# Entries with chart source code

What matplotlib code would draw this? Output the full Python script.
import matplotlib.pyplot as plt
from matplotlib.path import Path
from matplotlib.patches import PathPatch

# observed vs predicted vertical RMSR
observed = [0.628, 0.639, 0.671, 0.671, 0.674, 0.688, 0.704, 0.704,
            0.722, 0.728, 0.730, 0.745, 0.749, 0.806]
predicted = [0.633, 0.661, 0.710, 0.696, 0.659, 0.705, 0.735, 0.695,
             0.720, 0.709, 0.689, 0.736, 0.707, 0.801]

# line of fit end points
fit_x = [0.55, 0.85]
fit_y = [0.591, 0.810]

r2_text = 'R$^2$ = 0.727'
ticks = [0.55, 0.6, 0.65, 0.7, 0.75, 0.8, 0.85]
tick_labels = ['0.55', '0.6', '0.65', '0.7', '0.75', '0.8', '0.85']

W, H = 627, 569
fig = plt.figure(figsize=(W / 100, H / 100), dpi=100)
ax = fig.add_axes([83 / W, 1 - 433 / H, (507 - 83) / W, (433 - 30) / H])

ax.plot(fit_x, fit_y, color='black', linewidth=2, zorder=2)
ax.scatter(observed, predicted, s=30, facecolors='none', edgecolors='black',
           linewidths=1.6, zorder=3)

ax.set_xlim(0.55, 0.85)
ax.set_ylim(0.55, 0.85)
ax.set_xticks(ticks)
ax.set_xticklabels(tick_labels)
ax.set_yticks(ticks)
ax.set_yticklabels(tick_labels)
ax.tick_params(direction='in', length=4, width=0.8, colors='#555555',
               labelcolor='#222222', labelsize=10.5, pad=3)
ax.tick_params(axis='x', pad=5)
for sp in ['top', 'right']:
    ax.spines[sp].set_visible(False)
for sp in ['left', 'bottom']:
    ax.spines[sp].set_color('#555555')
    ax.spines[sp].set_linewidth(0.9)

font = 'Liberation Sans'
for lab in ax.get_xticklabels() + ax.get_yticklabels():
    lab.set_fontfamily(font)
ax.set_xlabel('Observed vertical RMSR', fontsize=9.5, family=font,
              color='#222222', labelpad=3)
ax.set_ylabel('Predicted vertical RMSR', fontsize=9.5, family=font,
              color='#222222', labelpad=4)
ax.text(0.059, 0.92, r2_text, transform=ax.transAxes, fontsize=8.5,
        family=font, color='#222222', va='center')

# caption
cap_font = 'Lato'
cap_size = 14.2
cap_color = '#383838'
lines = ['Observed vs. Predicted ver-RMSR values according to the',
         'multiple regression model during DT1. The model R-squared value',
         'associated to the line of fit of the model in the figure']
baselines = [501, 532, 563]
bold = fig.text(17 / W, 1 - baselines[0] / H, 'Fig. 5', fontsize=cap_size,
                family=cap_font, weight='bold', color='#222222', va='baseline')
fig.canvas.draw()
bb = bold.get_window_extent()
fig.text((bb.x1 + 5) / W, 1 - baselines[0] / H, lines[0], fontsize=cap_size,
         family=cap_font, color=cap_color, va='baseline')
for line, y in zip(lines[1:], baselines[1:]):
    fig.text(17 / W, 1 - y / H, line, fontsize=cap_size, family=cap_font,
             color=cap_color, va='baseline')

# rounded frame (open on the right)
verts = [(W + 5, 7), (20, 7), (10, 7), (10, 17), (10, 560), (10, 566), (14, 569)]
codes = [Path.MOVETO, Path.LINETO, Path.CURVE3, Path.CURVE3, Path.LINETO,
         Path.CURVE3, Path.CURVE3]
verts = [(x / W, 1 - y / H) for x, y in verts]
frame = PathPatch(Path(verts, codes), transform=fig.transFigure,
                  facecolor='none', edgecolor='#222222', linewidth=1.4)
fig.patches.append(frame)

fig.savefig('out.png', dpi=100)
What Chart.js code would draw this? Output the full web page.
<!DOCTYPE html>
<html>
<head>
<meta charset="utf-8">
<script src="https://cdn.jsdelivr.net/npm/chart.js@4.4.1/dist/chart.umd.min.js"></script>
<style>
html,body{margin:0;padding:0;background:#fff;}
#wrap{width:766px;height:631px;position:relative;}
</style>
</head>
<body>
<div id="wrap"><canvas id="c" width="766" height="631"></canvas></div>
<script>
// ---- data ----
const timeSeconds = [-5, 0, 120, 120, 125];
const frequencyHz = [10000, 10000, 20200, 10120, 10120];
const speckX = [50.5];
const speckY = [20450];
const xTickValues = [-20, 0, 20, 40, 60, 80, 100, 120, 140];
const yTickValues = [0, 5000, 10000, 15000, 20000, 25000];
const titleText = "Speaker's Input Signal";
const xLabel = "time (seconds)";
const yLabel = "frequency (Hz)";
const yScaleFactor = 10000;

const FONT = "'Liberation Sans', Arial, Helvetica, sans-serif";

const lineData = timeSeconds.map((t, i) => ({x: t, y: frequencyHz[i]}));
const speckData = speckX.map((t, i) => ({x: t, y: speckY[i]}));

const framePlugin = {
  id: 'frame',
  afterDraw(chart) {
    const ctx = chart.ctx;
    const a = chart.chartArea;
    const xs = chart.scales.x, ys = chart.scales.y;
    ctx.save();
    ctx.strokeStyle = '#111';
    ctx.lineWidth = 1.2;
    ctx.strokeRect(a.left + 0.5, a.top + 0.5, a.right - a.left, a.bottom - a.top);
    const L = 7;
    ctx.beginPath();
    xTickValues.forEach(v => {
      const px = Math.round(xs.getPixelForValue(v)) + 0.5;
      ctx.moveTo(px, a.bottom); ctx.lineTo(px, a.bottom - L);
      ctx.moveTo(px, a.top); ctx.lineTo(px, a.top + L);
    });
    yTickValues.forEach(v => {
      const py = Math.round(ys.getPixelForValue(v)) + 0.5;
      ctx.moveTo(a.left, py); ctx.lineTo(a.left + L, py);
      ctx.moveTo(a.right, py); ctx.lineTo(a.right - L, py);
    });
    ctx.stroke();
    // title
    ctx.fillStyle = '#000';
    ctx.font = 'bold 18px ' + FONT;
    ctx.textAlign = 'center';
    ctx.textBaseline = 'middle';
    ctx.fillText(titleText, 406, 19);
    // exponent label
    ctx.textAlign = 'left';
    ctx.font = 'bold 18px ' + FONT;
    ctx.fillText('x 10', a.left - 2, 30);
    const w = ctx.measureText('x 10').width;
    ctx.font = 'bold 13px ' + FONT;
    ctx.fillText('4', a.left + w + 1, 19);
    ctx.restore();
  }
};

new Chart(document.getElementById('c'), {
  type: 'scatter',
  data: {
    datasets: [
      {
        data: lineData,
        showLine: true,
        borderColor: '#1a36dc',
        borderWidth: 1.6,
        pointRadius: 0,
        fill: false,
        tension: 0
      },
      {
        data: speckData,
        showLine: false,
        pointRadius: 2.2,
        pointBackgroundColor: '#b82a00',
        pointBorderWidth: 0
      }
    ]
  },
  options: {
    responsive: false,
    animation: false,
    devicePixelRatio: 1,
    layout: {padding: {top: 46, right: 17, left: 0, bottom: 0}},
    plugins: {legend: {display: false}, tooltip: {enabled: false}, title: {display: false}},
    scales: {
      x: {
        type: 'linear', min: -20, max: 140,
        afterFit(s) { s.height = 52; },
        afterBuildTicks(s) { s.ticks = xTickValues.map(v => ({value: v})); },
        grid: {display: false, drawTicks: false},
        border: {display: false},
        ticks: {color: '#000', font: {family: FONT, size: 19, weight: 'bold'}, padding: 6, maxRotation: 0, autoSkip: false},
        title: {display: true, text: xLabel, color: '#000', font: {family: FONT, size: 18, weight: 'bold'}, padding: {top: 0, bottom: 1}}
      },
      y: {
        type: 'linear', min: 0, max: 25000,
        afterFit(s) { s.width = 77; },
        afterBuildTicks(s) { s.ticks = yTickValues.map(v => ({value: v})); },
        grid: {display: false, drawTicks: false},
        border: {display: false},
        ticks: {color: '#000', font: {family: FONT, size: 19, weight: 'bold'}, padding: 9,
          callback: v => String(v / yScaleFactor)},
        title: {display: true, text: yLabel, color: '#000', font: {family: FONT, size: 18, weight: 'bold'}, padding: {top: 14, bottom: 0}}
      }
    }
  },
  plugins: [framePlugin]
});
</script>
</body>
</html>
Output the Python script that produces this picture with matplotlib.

# YOUR TASK
Identify the lines of the data that contain the word "Output". Copy each of them.

# RESPONSE TO THIS TASK
What matplotlib code would draw this? Output the full Python script.
What Chart.js code would draw this? Output the full web page.
Output the Python script that produces this picture with matplotlib.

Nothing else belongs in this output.